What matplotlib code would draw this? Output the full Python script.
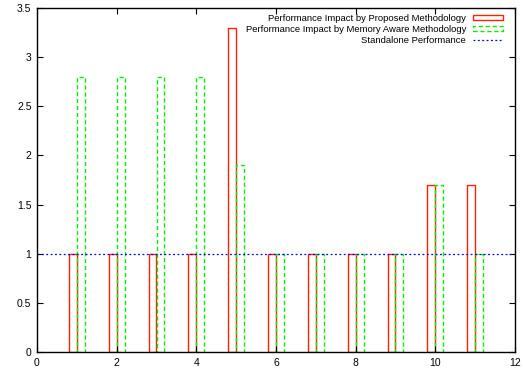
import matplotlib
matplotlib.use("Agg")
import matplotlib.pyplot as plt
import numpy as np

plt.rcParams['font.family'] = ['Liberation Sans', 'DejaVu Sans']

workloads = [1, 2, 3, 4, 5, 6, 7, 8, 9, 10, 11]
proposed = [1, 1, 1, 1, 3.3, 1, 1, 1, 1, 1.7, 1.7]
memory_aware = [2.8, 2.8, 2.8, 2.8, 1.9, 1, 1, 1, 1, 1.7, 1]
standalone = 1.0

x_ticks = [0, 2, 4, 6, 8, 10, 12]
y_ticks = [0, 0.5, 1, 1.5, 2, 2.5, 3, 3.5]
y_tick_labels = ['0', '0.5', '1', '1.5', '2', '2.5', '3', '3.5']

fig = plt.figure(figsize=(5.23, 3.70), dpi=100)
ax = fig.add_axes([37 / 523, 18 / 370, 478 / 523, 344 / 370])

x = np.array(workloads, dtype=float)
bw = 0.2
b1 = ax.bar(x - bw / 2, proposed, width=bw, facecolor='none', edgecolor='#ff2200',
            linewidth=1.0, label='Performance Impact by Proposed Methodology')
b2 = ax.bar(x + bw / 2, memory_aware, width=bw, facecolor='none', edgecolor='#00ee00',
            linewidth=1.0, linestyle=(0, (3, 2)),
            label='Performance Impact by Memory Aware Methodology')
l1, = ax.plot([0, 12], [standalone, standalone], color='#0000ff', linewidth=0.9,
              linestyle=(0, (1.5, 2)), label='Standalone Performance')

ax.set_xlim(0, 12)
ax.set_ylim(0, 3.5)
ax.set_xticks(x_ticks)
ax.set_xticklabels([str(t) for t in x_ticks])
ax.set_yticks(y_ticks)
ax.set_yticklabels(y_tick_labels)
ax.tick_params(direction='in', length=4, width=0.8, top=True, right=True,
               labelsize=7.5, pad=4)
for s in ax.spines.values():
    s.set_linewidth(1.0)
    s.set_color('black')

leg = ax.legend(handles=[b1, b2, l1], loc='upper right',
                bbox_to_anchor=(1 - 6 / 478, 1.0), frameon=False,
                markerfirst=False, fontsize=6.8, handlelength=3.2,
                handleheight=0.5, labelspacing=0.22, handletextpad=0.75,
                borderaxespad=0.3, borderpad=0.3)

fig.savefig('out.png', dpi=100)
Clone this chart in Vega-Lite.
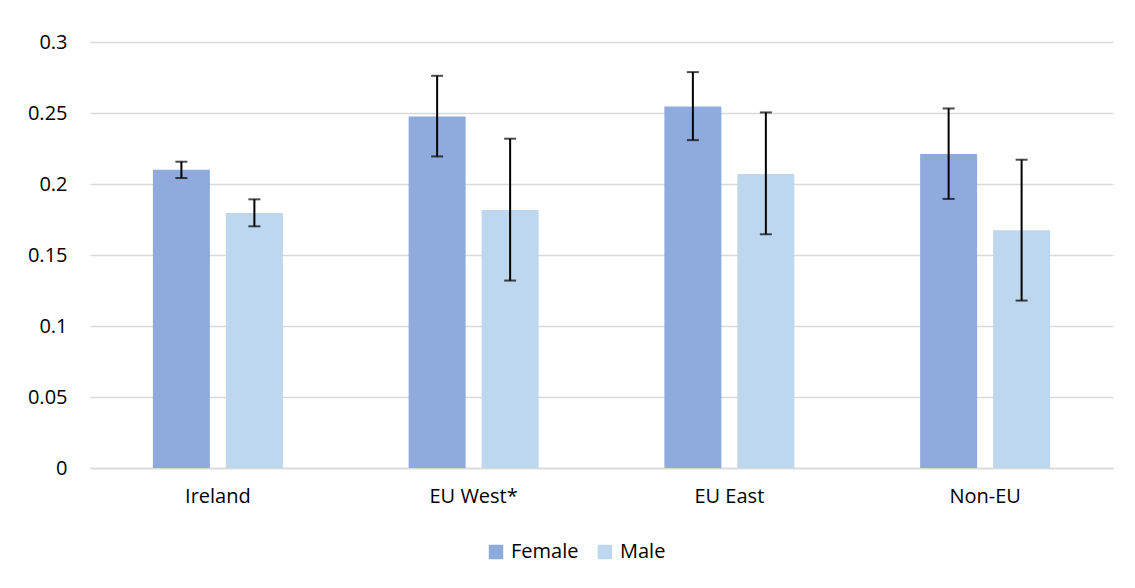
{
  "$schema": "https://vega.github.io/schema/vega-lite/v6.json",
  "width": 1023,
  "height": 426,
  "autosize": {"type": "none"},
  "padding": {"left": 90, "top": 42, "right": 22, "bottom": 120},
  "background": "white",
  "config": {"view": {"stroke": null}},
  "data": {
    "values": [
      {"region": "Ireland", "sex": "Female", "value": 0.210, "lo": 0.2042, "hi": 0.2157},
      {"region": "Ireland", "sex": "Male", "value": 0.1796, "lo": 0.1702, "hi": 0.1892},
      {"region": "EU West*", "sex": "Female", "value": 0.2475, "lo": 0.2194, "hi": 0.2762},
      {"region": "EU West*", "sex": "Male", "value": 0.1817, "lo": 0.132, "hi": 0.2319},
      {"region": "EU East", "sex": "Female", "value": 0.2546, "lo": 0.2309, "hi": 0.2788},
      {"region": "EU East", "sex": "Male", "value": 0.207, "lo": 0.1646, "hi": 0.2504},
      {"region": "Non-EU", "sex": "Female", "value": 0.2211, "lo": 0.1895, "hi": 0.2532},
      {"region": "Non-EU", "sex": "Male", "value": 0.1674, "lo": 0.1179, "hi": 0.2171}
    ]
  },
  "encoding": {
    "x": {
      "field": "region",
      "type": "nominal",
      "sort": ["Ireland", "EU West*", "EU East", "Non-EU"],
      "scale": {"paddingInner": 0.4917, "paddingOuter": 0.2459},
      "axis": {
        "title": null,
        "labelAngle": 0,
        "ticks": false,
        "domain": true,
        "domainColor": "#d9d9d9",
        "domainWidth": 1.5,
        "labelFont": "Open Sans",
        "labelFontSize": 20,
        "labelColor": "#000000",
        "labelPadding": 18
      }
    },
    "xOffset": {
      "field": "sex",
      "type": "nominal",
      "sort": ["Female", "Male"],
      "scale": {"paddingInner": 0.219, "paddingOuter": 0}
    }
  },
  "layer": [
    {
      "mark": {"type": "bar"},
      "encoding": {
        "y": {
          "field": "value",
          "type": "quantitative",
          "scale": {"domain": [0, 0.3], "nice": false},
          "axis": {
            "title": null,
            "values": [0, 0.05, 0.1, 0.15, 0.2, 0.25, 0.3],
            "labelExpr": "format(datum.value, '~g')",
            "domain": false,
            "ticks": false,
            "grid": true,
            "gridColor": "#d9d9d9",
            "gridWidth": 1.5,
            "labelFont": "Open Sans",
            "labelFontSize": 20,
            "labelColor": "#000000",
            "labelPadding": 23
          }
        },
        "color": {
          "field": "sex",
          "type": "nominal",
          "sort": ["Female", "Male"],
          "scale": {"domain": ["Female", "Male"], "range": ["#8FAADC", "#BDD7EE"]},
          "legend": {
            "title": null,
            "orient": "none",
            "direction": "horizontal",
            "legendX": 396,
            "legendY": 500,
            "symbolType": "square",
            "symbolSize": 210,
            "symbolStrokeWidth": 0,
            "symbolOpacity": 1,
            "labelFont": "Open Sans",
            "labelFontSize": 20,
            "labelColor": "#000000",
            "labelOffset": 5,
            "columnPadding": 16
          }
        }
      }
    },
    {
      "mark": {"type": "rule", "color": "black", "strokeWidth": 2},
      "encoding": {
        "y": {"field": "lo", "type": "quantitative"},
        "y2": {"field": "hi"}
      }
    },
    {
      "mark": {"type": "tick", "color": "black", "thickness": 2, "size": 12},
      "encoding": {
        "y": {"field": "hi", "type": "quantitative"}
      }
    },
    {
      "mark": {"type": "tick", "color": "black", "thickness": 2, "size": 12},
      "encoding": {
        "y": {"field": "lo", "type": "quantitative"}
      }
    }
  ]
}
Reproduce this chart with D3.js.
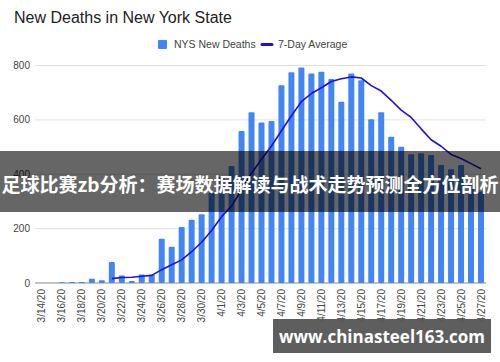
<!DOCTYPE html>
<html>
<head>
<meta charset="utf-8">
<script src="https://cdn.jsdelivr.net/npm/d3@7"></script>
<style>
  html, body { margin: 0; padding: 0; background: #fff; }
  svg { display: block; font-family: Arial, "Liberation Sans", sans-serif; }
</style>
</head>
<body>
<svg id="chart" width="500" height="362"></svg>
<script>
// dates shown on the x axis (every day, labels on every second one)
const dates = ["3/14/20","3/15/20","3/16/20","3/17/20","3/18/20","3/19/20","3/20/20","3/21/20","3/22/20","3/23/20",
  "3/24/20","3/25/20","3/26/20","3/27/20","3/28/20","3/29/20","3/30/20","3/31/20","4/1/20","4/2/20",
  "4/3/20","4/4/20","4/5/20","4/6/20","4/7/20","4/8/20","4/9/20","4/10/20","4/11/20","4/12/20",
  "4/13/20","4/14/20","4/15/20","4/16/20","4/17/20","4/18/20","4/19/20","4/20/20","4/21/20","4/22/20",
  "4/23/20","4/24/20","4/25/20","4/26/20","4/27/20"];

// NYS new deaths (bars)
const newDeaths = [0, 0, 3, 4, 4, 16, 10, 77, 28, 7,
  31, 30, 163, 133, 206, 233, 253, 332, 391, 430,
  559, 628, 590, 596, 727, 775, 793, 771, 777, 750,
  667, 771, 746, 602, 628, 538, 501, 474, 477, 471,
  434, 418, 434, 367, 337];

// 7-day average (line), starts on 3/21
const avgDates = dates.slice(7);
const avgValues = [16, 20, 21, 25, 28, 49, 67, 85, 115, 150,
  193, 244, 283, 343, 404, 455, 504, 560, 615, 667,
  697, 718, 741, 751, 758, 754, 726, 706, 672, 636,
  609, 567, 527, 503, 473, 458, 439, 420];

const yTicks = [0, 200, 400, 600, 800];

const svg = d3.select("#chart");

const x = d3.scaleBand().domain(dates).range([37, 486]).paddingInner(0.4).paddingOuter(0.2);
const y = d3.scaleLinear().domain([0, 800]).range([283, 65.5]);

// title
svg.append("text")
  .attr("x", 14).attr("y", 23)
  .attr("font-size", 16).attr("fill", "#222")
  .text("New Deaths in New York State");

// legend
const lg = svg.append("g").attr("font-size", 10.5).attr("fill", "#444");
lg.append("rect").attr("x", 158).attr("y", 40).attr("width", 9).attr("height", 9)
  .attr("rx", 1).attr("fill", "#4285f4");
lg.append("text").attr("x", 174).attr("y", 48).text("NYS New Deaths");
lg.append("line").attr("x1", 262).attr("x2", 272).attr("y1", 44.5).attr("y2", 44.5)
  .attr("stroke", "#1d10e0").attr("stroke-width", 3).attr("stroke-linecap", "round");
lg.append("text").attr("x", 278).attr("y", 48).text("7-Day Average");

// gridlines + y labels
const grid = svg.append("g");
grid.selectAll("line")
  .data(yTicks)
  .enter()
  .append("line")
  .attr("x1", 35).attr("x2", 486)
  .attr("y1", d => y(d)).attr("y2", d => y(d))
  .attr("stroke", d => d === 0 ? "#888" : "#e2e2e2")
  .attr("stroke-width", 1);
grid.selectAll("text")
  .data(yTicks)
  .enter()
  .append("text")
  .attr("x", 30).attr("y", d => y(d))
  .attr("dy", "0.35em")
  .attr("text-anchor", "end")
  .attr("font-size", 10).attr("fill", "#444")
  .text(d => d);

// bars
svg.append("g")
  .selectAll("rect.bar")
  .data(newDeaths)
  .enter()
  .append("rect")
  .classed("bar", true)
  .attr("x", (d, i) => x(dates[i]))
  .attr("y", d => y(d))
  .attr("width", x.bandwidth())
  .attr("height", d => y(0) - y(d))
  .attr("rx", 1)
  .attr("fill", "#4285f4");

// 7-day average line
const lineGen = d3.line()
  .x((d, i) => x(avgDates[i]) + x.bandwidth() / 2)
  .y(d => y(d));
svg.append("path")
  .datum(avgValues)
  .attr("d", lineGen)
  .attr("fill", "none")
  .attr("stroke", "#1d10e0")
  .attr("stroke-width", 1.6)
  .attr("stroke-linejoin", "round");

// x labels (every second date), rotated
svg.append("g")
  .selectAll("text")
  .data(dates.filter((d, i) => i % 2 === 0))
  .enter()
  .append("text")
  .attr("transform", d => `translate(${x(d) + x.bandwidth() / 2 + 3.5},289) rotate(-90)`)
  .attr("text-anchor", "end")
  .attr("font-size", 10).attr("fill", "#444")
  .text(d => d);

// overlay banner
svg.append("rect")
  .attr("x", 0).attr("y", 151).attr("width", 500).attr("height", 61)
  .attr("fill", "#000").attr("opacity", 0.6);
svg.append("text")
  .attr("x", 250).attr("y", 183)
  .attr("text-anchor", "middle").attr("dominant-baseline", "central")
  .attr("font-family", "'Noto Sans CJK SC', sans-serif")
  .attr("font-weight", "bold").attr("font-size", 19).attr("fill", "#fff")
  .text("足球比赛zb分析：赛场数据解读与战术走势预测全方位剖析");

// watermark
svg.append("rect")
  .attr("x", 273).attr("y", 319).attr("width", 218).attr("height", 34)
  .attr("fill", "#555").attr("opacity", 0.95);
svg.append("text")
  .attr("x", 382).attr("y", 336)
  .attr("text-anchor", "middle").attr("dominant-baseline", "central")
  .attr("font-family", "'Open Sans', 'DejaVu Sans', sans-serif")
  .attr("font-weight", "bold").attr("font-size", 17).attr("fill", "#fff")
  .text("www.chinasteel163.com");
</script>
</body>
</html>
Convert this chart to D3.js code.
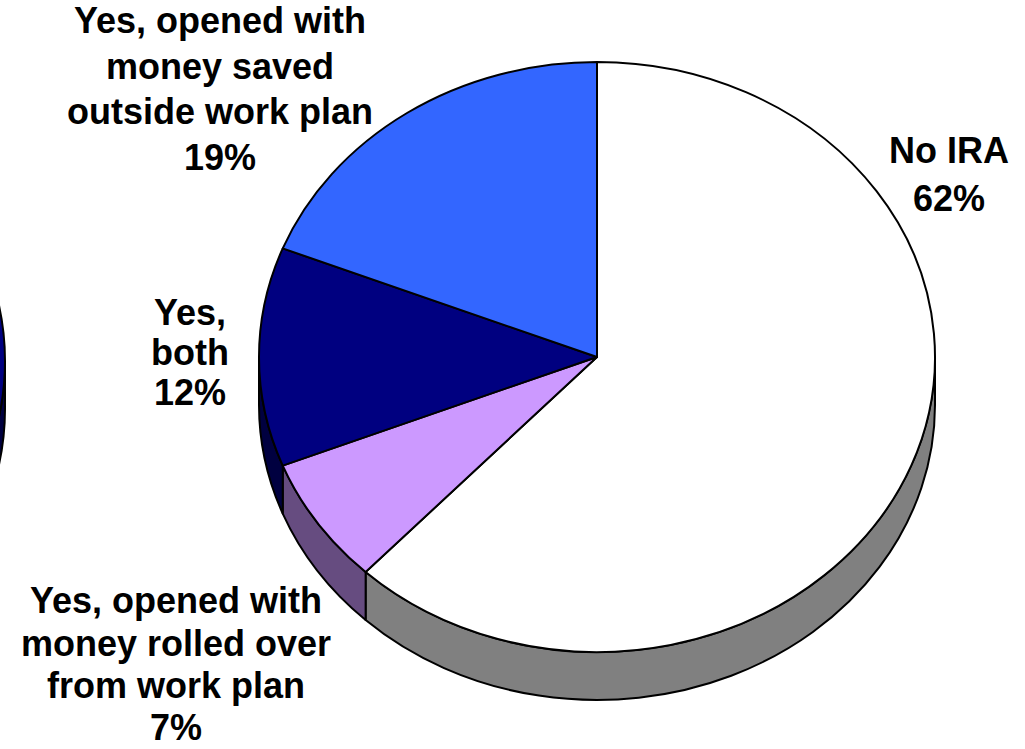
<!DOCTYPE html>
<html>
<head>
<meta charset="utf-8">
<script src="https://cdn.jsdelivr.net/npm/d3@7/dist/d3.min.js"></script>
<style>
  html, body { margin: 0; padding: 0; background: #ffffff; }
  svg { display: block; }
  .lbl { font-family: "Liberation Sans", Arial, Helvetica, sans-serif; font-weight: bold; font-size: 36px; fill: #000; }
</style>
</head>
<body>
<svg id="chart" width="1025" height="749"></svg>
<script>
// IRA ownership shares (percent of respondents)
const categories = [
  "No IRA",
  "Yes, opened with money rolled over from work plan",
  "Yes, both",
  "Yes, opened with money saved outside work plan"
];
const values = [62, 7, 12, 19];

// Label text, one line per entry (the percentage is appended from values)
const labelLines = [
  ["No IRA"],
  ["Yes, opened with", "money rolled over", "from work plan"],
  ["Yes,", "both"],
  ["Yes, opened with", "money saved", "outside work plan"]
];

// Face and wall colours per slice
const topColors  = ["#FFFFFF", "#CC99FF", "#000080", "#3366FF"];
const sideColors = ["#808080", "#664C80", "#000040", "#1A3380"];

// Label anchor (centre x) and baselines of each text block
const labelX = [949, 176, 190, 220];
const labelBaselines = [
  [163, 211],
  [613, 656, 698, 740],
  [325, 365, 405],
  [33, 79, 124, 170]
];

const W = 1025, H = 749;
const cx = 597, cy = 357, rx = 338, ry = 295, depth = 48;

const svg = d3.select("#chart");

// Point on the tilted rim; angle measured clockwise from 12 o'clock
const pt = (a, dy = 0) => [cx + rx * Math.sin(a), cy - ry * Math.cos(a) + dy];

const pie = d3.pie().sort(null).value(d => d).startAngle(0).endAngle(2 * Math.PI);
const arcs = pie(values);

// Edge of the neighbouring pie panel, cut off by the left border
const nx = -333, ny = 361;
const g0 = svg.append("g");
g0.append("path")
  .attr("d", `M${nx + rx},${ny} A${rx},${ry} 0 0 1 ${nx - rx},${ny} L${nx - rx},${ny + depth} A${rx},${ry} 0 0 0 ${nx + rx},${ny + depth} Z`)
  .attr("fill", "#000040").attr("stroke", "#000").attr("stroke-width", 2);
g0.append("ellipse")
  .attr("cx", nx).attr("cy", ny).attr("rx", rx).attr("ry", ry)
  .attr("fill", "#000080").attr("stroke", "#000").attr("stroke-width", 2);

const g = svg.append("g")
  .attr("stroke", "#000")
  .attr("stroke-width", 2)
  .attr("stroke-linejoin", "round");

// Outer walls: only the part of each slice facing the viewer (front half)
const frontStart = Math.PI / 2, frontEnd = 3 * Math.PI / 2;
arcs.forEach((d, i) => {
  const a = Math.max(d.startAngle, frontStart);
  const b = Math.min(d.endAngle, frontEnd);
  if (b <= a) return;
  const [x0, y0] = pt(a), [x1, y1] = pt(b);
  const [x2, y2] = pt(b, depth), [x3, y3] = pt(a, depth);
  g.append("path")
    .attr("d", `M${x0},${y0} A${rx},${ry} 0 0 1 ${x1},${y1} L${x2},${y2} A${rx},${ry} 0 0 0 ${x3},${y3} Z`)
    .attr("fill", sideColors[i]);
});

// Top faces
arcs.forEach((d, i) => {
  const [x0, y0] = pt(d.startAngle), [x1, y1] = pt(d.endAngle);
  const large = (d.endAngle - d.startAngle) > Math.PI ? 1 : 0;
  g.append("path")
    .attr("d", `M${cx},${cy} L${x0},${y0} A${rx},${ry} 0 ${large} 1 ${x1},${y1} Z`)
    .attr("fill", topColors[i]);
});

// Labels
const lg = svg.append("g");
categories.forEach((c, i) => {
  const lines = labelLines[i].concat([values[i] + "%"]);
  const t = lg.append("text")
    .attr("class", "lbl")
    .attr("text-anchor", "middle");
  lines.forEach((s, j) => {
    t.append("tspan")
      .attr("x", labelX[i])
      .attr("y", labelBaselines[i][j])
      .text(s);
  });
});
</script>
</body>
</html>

▶ _Given problem_
Pull out each line of the listing that holds the string "with".

▶ _Solution for this exercise_
Reproduce this chart with D3.js.
  "Yes, opened with money rolled over from work plan",
  "Yes, opened with money saved outside work plan"
  ["Yes, opened with", "money rolled over", "from work plan"],
  ["Yes, opened with", "money saved", "outside work plan"]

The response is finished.